There soon could be a concrete, nationally recognized law against discrimination based on natural hair styles closely associated with race — following the lead of New Jersey and two other states.

U.S. Rep. Bonnie Watson Coleman, D-N.J. 12th District, is among congressional delegates who have re-introduced the Crown Act, which would include an individual’s style of hair — including tightly-curled, locs, cornrows, twists, braids, Bantu knots, Afros and other styles commonly associated with a race or national origin — within the definition of racial discrimination.

U.S. Sen. Cory Booker, D-N.J., also announced reintroduction of the CROWN Act in the Senate.

More than two years earlier, a high school wrestler in South Jersey became the center of a racially-charged confrontation, when a referee forced the teen to cut his dreadlocks, alongside the mats at a wrestling match in December 2018.

The treatment of the Buena Regional student, who was of mixed race, by a white referee led to a state civil rights investigation. In September 2019, state officials issued new policies aimed at protecting athletes who wear hairstyles “closely associated with race.”

“Discrimination against Black people because of their hair, which is often based on stereotypes that traditionally black hairstyles are 'unprofessional' or 'unkempt,' is a persistent form of anti-Black racism,” Division on Civil Rights Director Rachel Wainer Apter previously said in issuing the state's updated approach.

By December 2019, the Create a Respectful and Open Workplace for Natural Hair, or CROWN Act, was signed into law by Gov. Phil Murphy, making New Jersey the third state after California and New York to adopt such protections.

Four other states have since followed, according to personal care company, Dove, which co-founded the CROWN effort.

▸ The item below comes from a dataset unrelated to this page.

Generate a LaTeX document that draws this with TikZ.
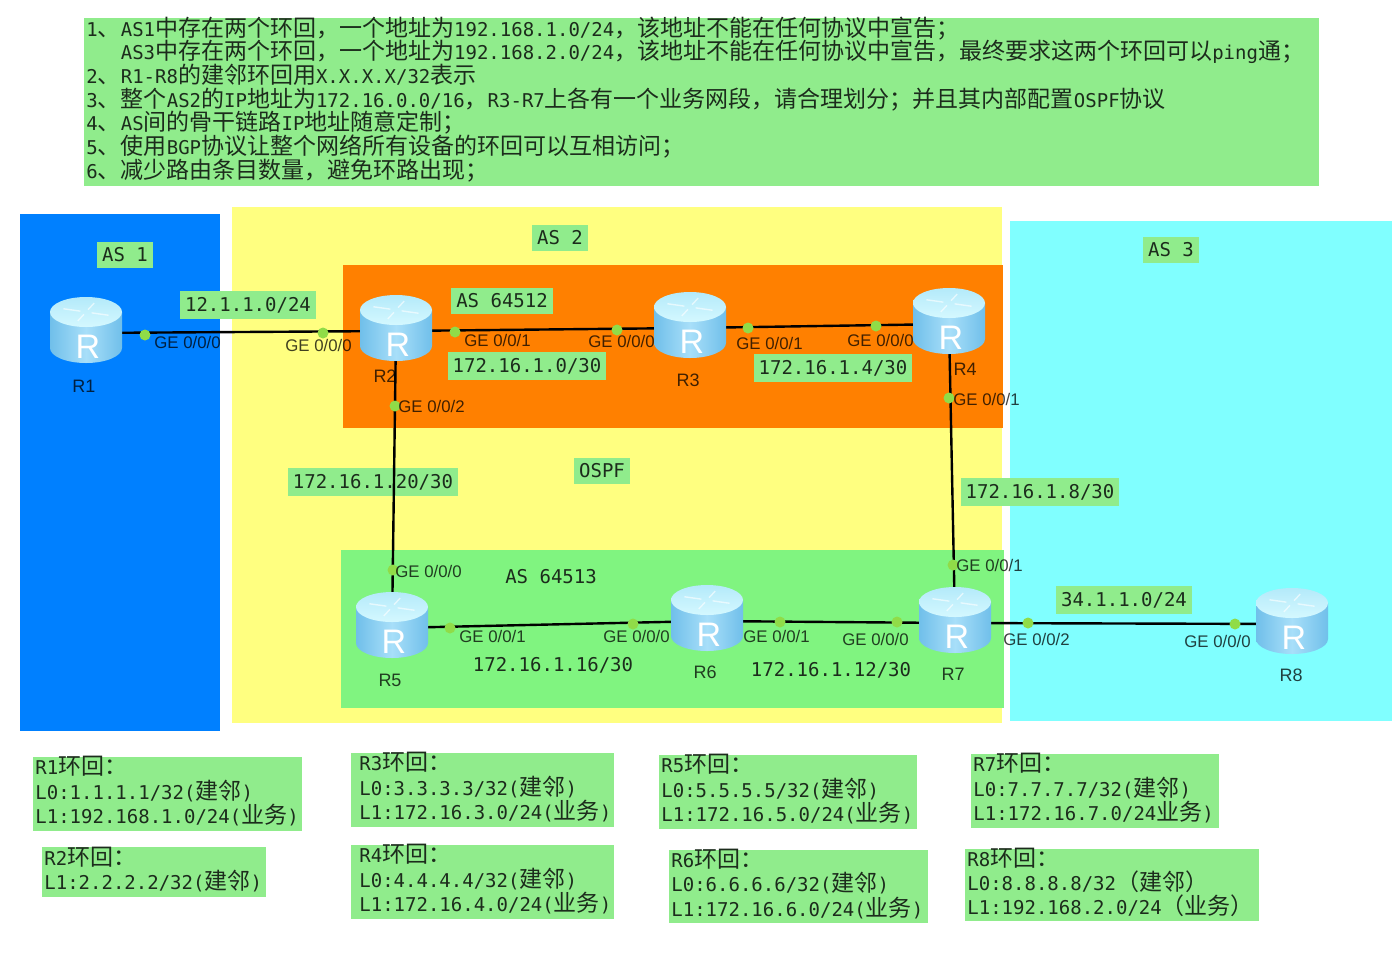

In school settings, “Black students are disciplined at a rate four times higher than any other racial or ethnic group, and research has found that 70 percent of all suspension disciplines are discretionary, many stemming from dress code violations, including “unapproved” hair styles,” according to Watson Coleman on Twitter.

"Meanwhile, in the workplace, bias against ethnic and natural hairstyles contributes to reduced opportunities for job advancement, particularly for women," she added.

In 2006, the Equal Employment Opportunity Commission did include hair among its “Compliance Manual on Race and Color Discrimination,” highlighting what could be considered discrimination in the workplace.

“Employers can impose neutral hairstyle rules – e.g., that hair be neat, clean, and well-groomed – as long as the rules respect racial differences in hair textures and are applied evenhandedly,” according to the EEOC guidance.

Such workplace guidelines on natural hair styles have still been challenged successfully in court by employers, as reported by JSTOR Daily, which is what has prompted the action for a clearly defined inclusion in anti-discrimination laws.

Black women report being 30% more likely to receive a formal grooming policy in the workplace — at both the application and orientation phase — according to a 2019 survey of 2,000 women across the country, ages 25-64.

In addition to Watson Coleman, Congresswomen Barbara Lee (CA-13), Ilhan Omar (MN-05), Ayanna Pressley (MA-07) and Gwen Moore (WI-04) co-led the reintroduction of the CROWN Act.